## DATASET EXCERPT
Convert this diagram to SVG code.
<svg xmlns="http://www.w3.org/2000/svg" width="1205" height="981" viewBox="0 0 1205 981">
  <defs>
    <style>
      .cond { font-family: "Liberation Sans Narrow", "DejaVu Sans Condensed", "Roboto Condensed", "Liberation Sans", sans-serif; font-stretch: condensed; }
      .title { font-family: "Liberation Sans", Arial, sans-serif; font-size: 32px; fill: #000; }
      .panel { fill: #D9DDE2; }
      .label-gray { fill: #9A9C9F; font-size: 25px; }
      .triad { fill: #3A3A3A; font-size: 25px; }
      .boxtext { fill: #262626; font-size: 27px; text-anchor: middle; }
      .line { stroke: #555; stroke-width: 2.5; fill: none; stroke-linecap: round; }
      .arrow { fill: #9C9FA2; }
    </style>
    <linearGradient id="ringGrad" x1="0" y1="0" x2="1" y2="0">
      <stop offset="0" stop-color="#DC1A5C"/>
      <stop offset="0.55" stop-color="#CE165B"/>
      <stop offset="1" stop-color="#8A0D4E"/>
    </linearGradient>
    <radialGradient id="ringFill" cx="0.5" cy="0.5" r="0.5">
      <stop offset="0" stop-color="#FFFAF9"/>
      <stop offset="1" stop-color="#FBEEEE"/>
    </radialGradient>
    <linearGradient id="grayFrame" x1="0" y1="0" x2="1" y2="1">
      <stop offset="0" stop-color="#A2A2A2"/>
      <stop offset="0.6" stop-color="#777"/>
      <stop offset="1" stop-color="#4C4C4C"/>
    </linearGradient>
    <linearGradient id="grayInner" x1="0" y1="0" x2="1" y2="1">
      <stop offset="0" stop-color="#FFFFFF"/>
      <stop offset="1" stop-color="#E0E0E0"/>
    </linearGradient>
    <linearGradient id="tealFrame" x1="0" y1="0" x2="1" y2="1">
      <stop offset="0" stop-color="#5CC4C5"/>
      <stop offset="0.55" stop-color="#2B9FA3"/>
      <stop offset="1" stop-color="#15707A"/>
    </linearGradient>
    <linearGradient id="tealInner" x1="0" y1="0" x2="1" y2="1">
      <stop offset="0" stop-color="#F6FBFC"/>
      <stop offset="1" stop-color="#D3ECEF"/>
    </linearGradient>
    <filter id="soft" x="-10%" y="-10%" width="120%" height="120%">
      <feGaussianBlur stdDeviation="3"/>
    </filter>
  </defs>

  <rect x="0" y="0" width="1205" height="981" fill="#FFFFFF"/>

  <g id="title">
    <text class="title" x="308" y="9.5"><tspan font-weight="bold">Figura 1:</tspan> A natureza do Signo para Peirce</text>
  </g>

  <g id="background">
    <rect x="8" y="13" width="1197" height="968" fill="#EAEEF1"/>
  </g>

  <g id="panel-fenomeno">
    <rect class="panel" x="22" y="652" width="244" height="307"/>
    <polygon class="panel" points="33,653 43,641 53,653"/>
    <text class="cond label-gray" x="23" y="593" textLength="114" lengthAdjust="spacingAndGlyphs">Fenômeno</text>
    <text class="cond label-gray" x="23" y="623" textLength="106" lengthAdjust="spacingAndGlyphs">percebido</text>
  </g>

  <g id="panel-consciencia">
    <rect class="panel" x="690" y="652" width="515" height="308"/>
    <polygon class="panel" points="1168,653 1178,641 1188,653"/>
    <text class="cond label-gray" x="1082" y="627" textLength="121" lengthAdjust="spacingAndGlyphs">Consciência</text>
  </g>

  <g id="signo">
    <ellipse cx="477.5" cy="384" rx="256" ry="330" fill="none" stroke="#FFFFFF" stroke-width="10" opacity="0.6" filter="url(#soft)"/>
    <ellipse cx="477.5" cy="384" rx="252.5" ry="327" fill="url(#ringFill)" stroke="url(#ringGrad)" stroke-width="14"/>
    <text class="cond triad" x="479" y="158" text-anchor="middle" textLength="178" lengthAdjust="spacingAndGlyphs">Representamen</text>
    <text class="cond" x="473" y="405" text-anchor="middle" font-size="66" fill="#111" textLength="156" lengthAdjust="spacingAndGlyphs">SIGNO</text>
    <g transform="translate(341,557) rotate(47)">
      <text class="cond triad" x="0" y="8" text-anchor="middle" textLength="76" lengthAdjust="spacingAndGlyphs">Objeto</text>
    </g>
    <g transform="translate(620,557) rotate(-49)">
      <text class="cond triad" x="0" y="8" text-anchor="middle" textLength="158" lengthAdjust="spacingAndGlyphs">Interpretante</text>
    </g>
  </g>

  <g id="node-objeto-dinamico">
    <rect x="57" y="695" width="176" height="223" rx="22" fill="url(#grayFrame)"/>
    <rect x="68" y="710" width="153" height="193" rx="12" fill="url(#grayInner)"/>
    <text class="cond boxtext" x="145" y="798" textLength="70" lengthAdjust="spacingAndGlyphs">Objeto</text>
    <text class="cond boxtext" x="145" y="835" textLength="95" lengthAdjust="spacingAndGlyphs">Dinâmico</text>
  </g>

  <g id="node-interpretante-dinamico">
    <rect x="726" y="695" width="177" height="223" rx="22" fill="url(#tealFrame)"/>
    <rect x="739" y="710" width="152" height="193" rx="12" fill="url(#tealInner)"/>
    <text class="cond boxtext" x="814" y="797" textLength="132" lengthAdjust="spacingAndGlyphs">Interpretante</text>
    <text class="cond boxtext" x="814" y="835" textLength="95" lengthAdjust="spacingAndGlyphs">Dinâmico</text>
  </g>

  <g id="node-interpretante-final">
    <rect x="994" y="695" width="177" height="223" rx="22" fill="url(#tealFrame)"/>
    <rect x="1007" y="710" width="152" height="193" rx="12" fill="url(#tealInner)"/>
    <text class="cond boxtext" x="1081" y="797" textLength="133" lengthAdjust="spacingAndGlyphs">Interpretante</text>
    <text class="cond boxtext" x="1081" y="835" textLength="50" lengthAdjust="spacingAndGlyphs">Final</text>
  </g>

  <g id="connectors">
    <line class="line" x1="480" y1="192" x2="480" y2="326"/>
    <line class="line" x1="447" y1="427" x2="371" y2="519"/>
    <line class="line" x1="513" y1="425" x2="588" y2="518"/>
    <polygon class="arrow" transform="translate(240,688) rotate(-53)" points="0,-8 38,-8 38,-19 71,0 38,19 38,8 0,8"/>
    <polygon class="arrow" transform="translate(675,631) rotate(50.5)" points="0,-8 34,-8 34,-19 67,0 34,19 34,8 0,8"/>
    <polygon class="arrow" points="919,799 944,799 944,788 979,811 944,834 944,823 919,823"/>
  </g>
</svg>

## TASK
Repeat the material from above exactly, word for word.

## ANSWER TO THIS TASK
Convert this diagram to SVG code.
<svg xmlns="http://www.w3.org/2000/svg" width="1205" height="981" viewBox="0 0 1205 981">
  <defs>
    <style>
      .cond { font-family: "Liberation Sans Narrow", "DejaVu Sans Condensed", "Roboto Condensed", "Liberation Sans", sans-serif; font-stretch: condensed; }
      .title { font-family: "Liberation Sans", Arial, sans-serif; font-size: 32px; fill: #000; }
      .panel { fill: #D9DDE2; }
      .label-gray { fill: #9A9C9F; font-size: 25px; }
      .triad { fill: #3A3A3A; font-size: 25px; }
      .boxtext { fill: #262626; font-size: 27px; text-anchor: middle; }
      .line { stroke: #555; stroke-width: 2.5; fill: none; stroke-linecap: round; }
      .arrow { fill: #9C9FA2; }
    </style>
    <linearGradient id="ringGrad" x1="0" y1="0" x2="1" y2="0">
      <stop offset="0" stop-color="#DC1A5C"/>
      <stop offset="0.55" stop-color="#CE165B"/>
      <stop offset="1" stop-color="#8A0D4E"/>
    </linearGradient>
    <radialGradient id="ringFill" cx="0.5" cy="0.5" r="0.5">
      <stop offset="0" stop-color="#FFFAF9"/>
      <stop offset="1" stop-color="#FBEEEE"/>
    </radialGradient>
    <linearGradient id="grayFrame" x1="0" y1="0" x2="1" y2="1">
      <stop offset="0" stop-color="#A2A2A2"/>
      <stop offset="0.6" stop-color="#777"/>
      <stop offset="1" stop-color="#4C4C4C"/>
    </linearGradient>
    <linearGradient id="grayInner" x1="0" y1="0" x2="1" y2="1">
      <stop offset="0" stop-color="#FFFFFF"/>
      <stop offset="1" stop-color="#E0E0E0"/>
    </linearGradient>
    <linearGradient id="tealFrame" x1="0" y1="0" x2="1" y2="1">
      <stop offset="0" stop-color="#5CC4C5"/>
      <stop offset="0.55" stop-color="#2B9FA3"/>
      <stop offset="1" stop-color="#15707A"/>
    </linearGradient>
    <linearGradient id="tealInner" x1="0" y1="0" x2="1" y2="1">
      <stop offset="0" stop-color="#F6FBFC"/>
      <stop offset="1" stop-color="#D3ECEF"/>
    </linearGradient>
    <filter id="soft" x="-10%" y="-10%" width="120%" height="120%">
      <feGaussianBlur stdDeviation="3"/>
    </filter>
  </defs>

  <rect x="0" y="0" width="1205" height="981" fill="#FFFFFF"/>

  <g id="title">
    <text class="title" x="308" y="9.5"><tspan font-weight="bold">Figura 1:</tspan> A natureza do Signo para Peirce</text>
  </g>

  <g id="background">
    <rect x="8" y="13" width="1197" height="968" fill="#EAEEF1"/>
  </g>

  <g id="panel-fenomeno">
    <rect class="panel" x="22" y="652" width="244" height="307"/>
    <polygon class="panel" points="33,653 43,641 53,653"/>
    <text class="cond label-gray" x="23" y="593" textLength="114" lengthAdjust="spacingAndGlyphs">Fenômeno</text>
    <text class="cond label-gray" x="23" y="623" textLength="106" lengthAdjust="spacingAndGlyphs">percebido</text>
  </g>

  <g id="panel-consciencia">
    <rect class="panel" x="690" y="652" width="515" height="308"/>
    <polygon class="panel" points="1168,653 1178,641 1188,653"/>
    <text class="cond label-gray" x="1082" y="627" textLength="121" lengthAdjust="spacingAndGlyphs">Consciência</text>
  </g>

  <g id="signo">
    <ellipse cx="477.5" cy="384" rx="256" ry="330" fill="none" stroke="#FFFFFF" stroke-width="10" opacity="0.6" filter="url(#soft)"/>
    <ellipse cx="477.5" cy="384" rx="252.5" ry="327" fill="url(#ringFill)" stroke="url(#ringGrad)" stroke-width="14"/>
    <text class="cond triad" x="479" y="158" text-anchor="middle" textLength="178" lengthAdjust="spacingAndGlyphs">Representamen</text>
    <text class="cond" x="473" y="405" text-anchor="middle" font-size="66" fill="#111" textLength="156" lengthAdjust="spacingAndGlyphs">SIGNO</text>
    <g transform="translate(341,557) rotate(47)">
      <text class="cond triad" x="0" y="8" text-anchor="middle" textLength="76" lengthAdjust="spacingAndGlyphs">Objeto</text>
    </g>
    <g transform="translate(620,557) rotate(-49)">
      <text class="cond triad" x="0" y="8" text-anchor="middle" textLength="158" lengthAdjust="spacingAndGlyphs">Interpretante</text>
    </g>
  </g>

  <g id="node-objeto-dinamico">
    <rect x="57" y="695" width="176" height="223" rx="22" fill="url(#grayFrame)"/>
    <rect x="68" y="710" width="153" height="193" rx="12" fill="url(#grayInner)"/>
    <text class="cond boxtext" x="145" y="798" textLength="70" lengthAdjust="spacingAndGlyphs">Objeto</text>
    <text class="cond boxtext" x="145" y="835" textLength="95" lengthAdjust="spacingAndGlyphs">Dinâmico</text>
  </g>

  <g id="node-interpretante-dinamico">
    <rect x="726" y="695" width="177" height="223" rx="22" fill="url(#tealFrame)"/>
    <rect x="739" y="710" width="152" height="193" rx="12" fill="url(#tealInner)"/>
    <text class="cond boxtext" x="814" y="797" textLength="132" lengthAdjust="spacingAndGlyphs">Interpretante</text>
    <text class="cond boxtext" x="814" y="835" textLength="95" lengthAdjust="spacingAndGlyphs">Dinâmico</text>
  </g>

  <g id="node-interpretante-final">
    <rect x="994" y="695" width="177" height="223" rx="22" fill="url(#tealFrame)"/>
    <rect x="1007" y="710" width="152" height="193" rx="12" fill="url(#tealInner)"/>
    <text class="cond boxtext" x="1081" y="797" textLength="133" lengthAdjust="spacingAndGlyphs">Interpretante</text>
    <text class="cond boxtext" x="1081" y="835" textLength="50" lengthAdjust="spacingAndGlyphs">Final</text>
  </g>

  <g id="connectors">
    <line class="line" x1="480" y1="192" x2="480" y2="326"/>
    <line class="line" x1="447" y1="427" x2="371" y2="519"/>
    <line class="line" x1="513" y1="425" x2="588" y2="518"/>
    <polygon class="arrow" transform="translate(240,688) rotate(-53)" points="0,-8 38,-8 38,-19 71,0 38,19 38,8 0,8"/>
    <polygon class="arrow" transform="translate(675,631) rotate(50.5)" points="0,-8 34,-8 34,-19 67,0 34,19 34,8 0,8"/>
    <polygon class="arrow" points="919,799 944,799 944,788 979,811 944,834 944,823 919,823"/>
  </g>
</svg>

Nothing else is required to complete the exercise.